Moishe Kantorowicz's autobiography. Moishe Kantorowicz was born in Shershev in 1923 and was the only member of his family to survive the Auschwitz concentration camp. After the war he emigrated to Canada where he lived in Montreal, Newfoundland, and Toronto, where he died in 2008. He wrote, in Yiddish, a long memoir of his life, which he then translated into English and had edited. It is available on the PURO web site. Moishe also drew a large map of 1920s/30s Shershev, showing each house and the names of the residents when he could remember them. My mother has been working for a number of years on making this map available on the Internet and hopefully it will be soon.

The Pinkes book. This is a book written by Holocaust survivors from the Pruzhany region and published in Buenos Aires in 1958. Similar Pinkes books were published for Jewish communities all over Eastern Europe. Many libraries hold this book. It is in Yiddish, but all the Shershev sections have been translated into English and are available on the CPSA and PURO web sites.
Citation: Mordechai Wolf Bernstein, Pinkes fun finf fartilikte kehiles, Pruzshene, Bereze, Maltsh, Shershev, Selts; zayer oyfkum, geshikhte un umkum, tsum fuftsntn yortsayt nokh zayer akhzoriesdiker likvidatsye. Buenos Aires: Landslayt-Farayn fun Pruzshene, Bereze, Maltsh, Shershev, un umgegent in Argentine, 1958.

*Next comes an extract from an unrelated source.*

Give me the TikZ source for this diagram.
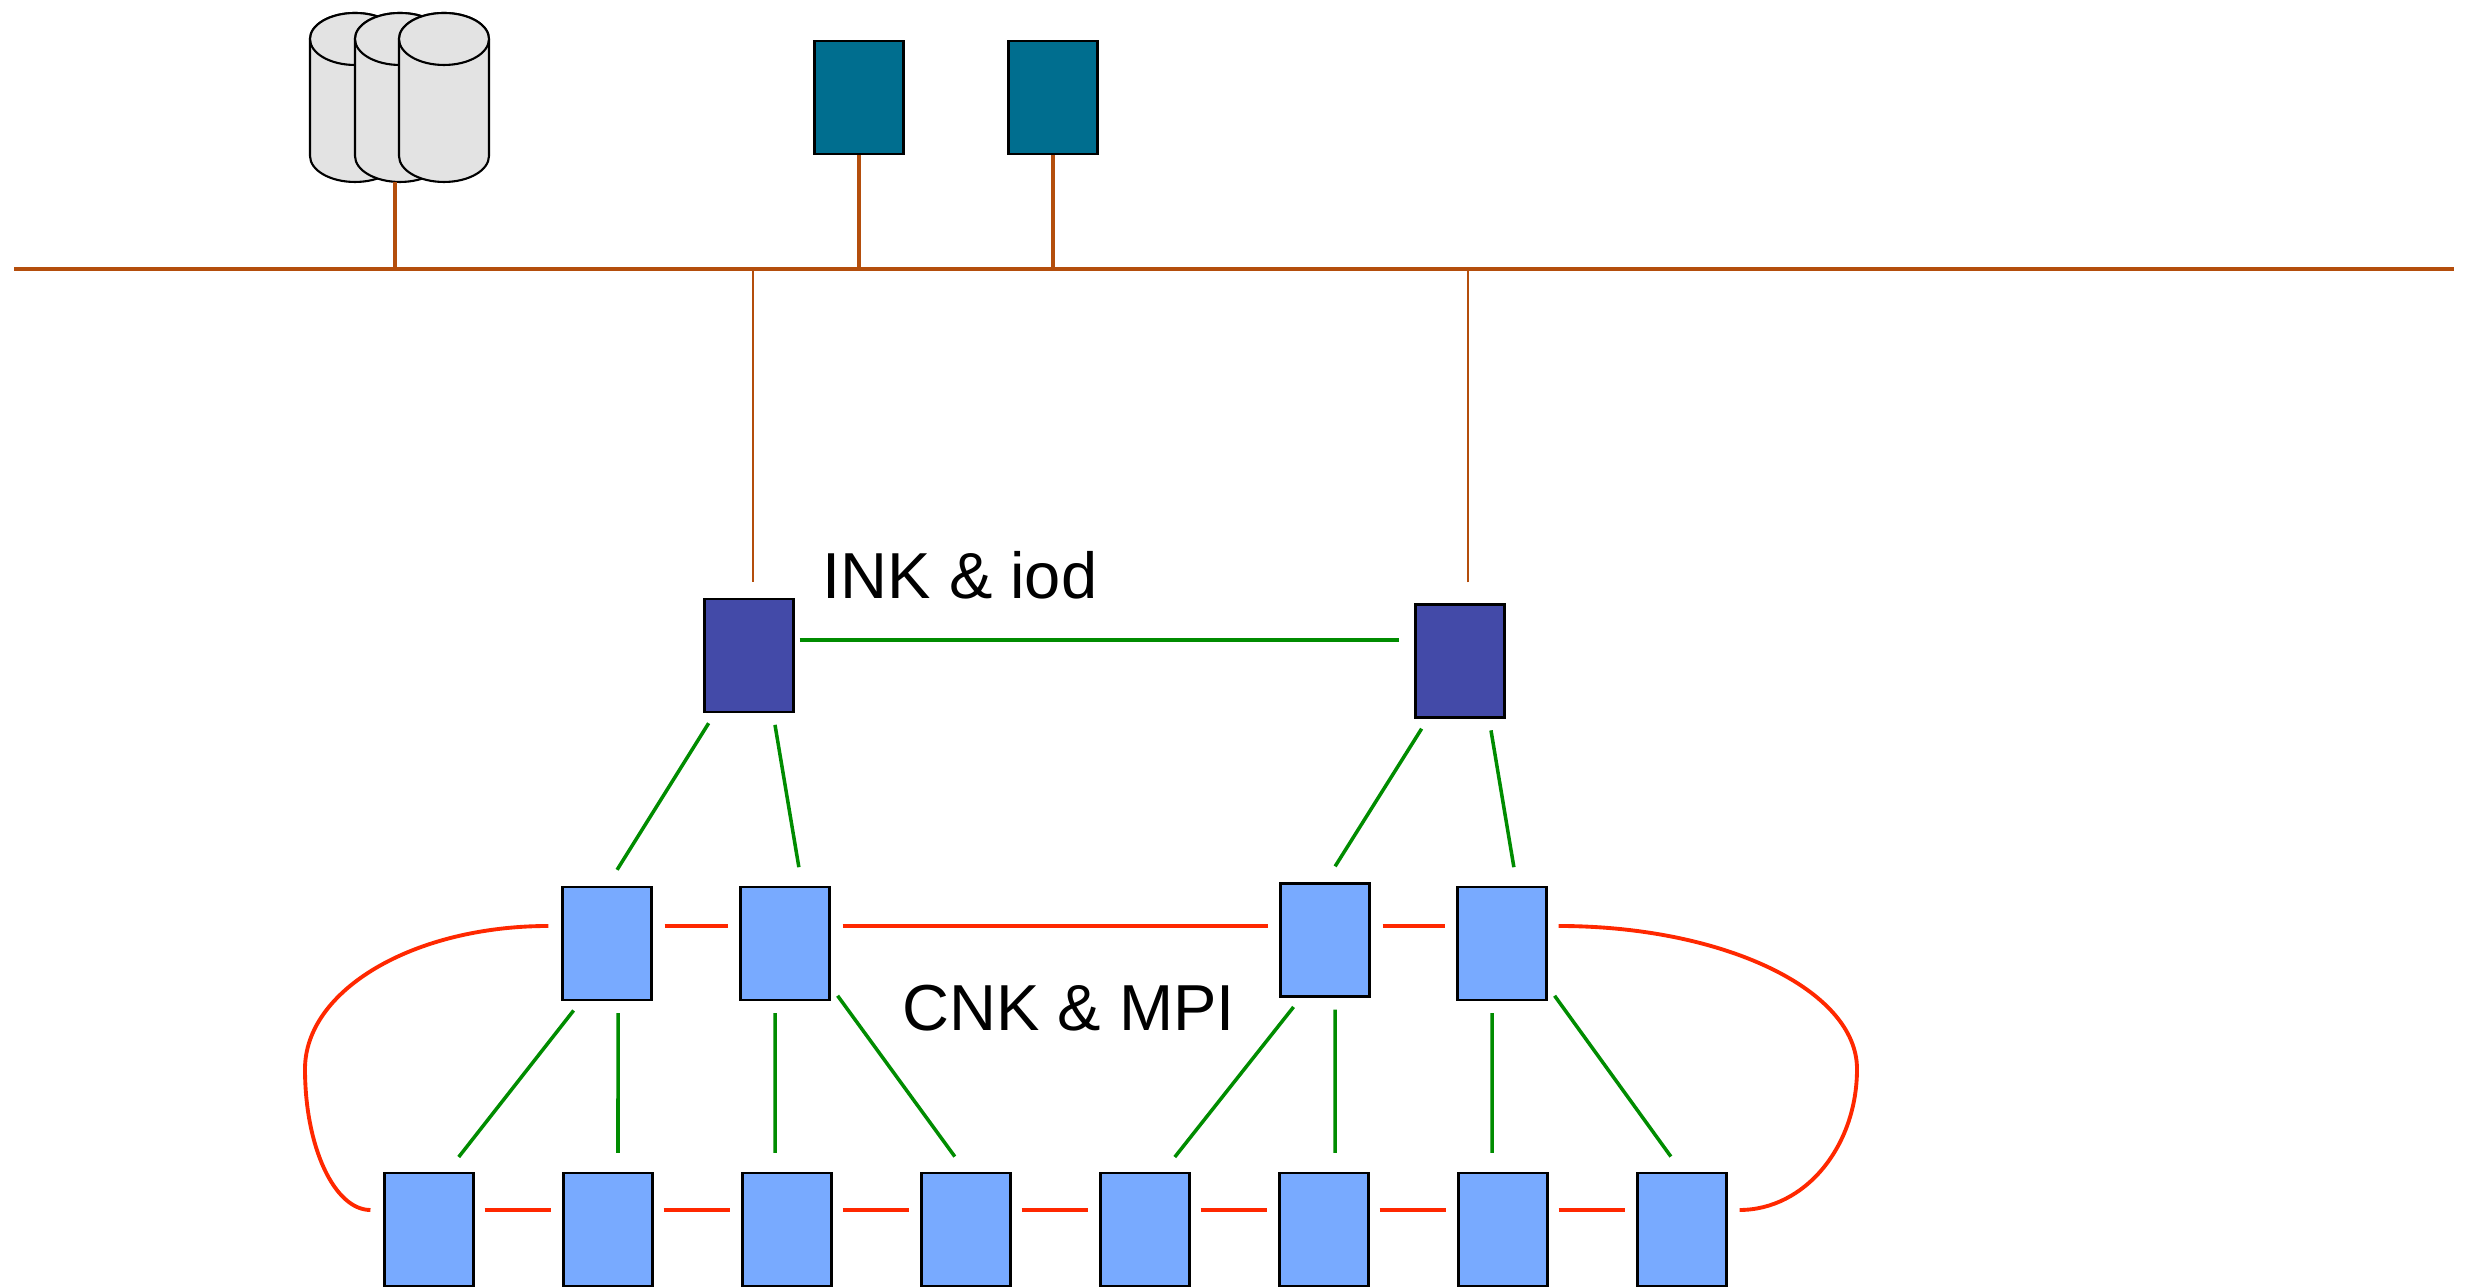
\documentclass[tikz,border=0pt]{standalone}
\usepackage{fontspec}
\setmainfont{Liberation Sans}

\definecolor{buscol}{RGB}{180,78,12}
\definecolor{fsteal}{RGB}{0,110,143}
\definecolor{inkblue}{RGB}{67,74,168}
\definecolor{cnkblue}{RGB}{120,170,255}
\definecolor{netgreen}{RGB}{0,140,0}
\definecolor{netred}{RGB}{255,40,0}
\definecolor{diskgray}{RGB}{227,227,227}

\begin{document}
\begin{tikzpicture}[
	box/.style={draw, line width=.6pt, minimum width=.89cm, minimum height=1.13cm, inner sep=0pt},
	cnk/.style={box, fill=cnkblue},
	ink/.style={box, fill=inkblue},
	fsrv/.style={box, fill=fsteal},
	disk/.style={draw, line width=.6pt, fill=diskgray},
	busline/.style={buscol, line width=1.15pt},
	drop/.style={buscol, line width=1pt},
	updrop/.style={buscol, line width=.7pt},
	gline/.style={netgreen, line width=1pt, shorten <=1.2mm, shorten >=1.9mm},
	rline/.style={netred, line width=1.1pt},
	rlink/.style={rline, shorten <=1.2mm, shorten >=1.1mm},
	lbl/.style={font=\fontsize{18.5}{22}\selectfont, inner sep=0pt}
	]
	\useasboundingbox (0,0) rectangle (24.65,12.88);
	
	% draw storage cylinders
	\foreach \i/\x in {1/3.55,2/4.00,3/4.44} {
		\draw[disk] (\x-.45,12.49) -- (\x-.45,11.32) arc[start angle=180, end angle=360, x radius=.45, y radius=.26]
			-- (\x+.45,12.49) arc[start angle=0, end angle=180, x radius=.45, y radius=.26] -- cycle;
		\draw[disk] (\x,12.49) ellipse[x radius=.45, y radius=.26];
		\coordinate (disk\i) at (\x,11.06);
	}
	% draw file servers
	\node[fsrv] (fs1) at (8.59,11.905) {};
	\node[fsrv] (fs2) at (10.53,11.905) {};
	
	% draw bus
	\coordinate (busL) at (0.14,10.19);
	\coordinate (busR) at (24.54,10.19);
	\draw[busline] (busL) -- (busR);
	\draw[drop] ([xshift=-.5mm]disk2) -- ([xshift=-.5mm]disk2 |- busL);
	\draw[drop] (fs1.south) -- (fs1.south |- busL);
	\draw[drop] (fs2.south) -- (fs2.south |- busL);
	
	% draw INK nodes
	\node[ink] (ink1) at (7.49,6.325) {};
	\node[ink] (ink2) at (14.60,6.27) {};
	\node[lbl, anchor=base west] (inklbl) at (8.22,6.89) {INK \& iod};
	\draw[updrop] ([xshift=.4mm,yshift=1.6mm]ink1.north) -- ([xshift=.4mm]ink1.north |- busL);
	\draw[updrop] ([xshift=.8mm,yshift=2.1mm]ink2.north) -- ([xshift=.8mm]ink2.north |- busL);
	\draw[gline, shorten <=.5mm, shorten >=1.5mm] ([yshift=1.55mm]ink1.east) -- ([yshift=1.55mm]ink1.east -| ink2.west);
	
	% draw CNK nodes
	\node[cnk] (m1) at (6.07,3.445) {};
	\node[cnk] (m2) at (7.85,3.445) {};
	\node[cnk] (m3) at (13.25,3.48) {};
	\node[cnk] (m4) at (15.02,3.445) {};
	\foreach \i in {1,...,8}
		\node[cnk] (b\i) at ({4.29+1.79*(\i-1)},0.585) {};
	\node[lbl, anchor=base west] (cnklbl) at (9.02,2.57) {CNK \& MPI};
	
	%%% green links
	\draw[gline] ([xshift=-3.4mm]ink1.south) -- (m1.north);
	\draw[gline] ([xshift=2.4mm]ink1.south) -- ([xshift=1.7mm]m2.north);
	\draw[gline] ([xshift=-3.2mm]ink2.south) -- (m3.north);
	\draw[gline] ([xshift=2.9mm]ink2.south) -- ([xshift=1.5mm]m4.north);
	\draw[gline] ([xshift=-2.6mm]m1.south) -- ([xshift=1.8mm]b1.north);
	\draw[gline] ([xshift=1.1mm]m1.south) -- ([xshift=1mm]b2.north);
	\draw[gline] ([xshift=-1mm]m2.south) -- ([xshift=-1.2mm]b3.north);
	\draw[gline] ([yshift=1.5mm]m2.south east) -- (b4.north);
	\draw[gline] ([xshift=-2.4mm]m3.south) -- ([xshift=1.8mm]b5.north);
	\draw[gline] ([xshift=1mm]m3.south) -- ([xshift=1.1mm]b6.north);
	\draw[gline] ([xshift=-1mm]m4.south) -- ([xshift=-1.1mm]b7.north);
	\draw[gline] ([yshift=1.5mm]m4.south east) -- (b8.north);
	
	%%% red links
	\draw[rlink] ([yshift=1.75mm]m1.east) -- ([yshift=1.75mm]m2.west);
	\draw[rlink] ([yshift=1.75mm]m2.east) -- ([yshift=1.75mm]m2.east -| m3.west);
	\draw[rlink] ([yshift=1.75mm]m4.west -| m3.east) -- ([yshift=1.75mm]m4.west);
	\foreach \i/\j in {1/2,2/3,3/4,4/5,5/6,6/7,7/8}
		\draw[rlink, shorten <=1mm] ([yshift=1.95mm]b\i.east) -- ([yshift=1.95mm]b\j.west);
	
	% wrap-around
	\coordinate (bendL) at (3.05,2.19);
	\coordinate (bendR) at (18.57,2.19);
	\draw[rline] ([xshift=-1.3mm,yshift=1.75mm]m1.west) .. controls +(-1.35,0) and +(0,0.79) .. (bendL)
		.. controls +(0,-0.78) and +(-0.36,0) .. ([xshift=-1.3mm,yshift=1.95mm]b1.west);
	\draw[rline] ([xshift=1.1mm,yshift=1.75mm]m4.east) .. controls +(1.65,0) and +(0,0.79) .. (bendR)
		.. controls +(0,-0.78) and +(0.65,0) .. ([xshift=1.2mm,yshift=1.95mm]b8.east);
\end{tikzpicture}
\end{document}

The Yavneh school book. This is a 55-page history of a Jewish school in Shershev that was founded in 1925. Most of it was reprinted in the Pinkes book (see above), but not all (and especially not the pictures). A few years ago I scanned a copy of the book owned by Abraham Auerbach of Queens. I made paper copies which I donated to the YIVO and Stanford University libraries. The whole book is now posted on the PURO website and also (in higher resolution) at archive.org.
Citation for paper copies: Pinkes fun der algemeyner privater Hebreishe Folks-shule "Yavneh" bay "Tarbut" in Shereshev: gevidmet der 10-yeriker ekzistents fun der shule. Shereshev: Eltern-komitet bay der "Tarbut"-shule in Shereshev, 1935.

The Stones of Sharashova. A few years ago my cousin Celia Denov Bell of Toronto organized the fencing of the Jewish cemetery in Shershev. She created a 15-minute documentary film about the project, which can be downloaded from the PURO site, as well as writing an article for the JewishGen website.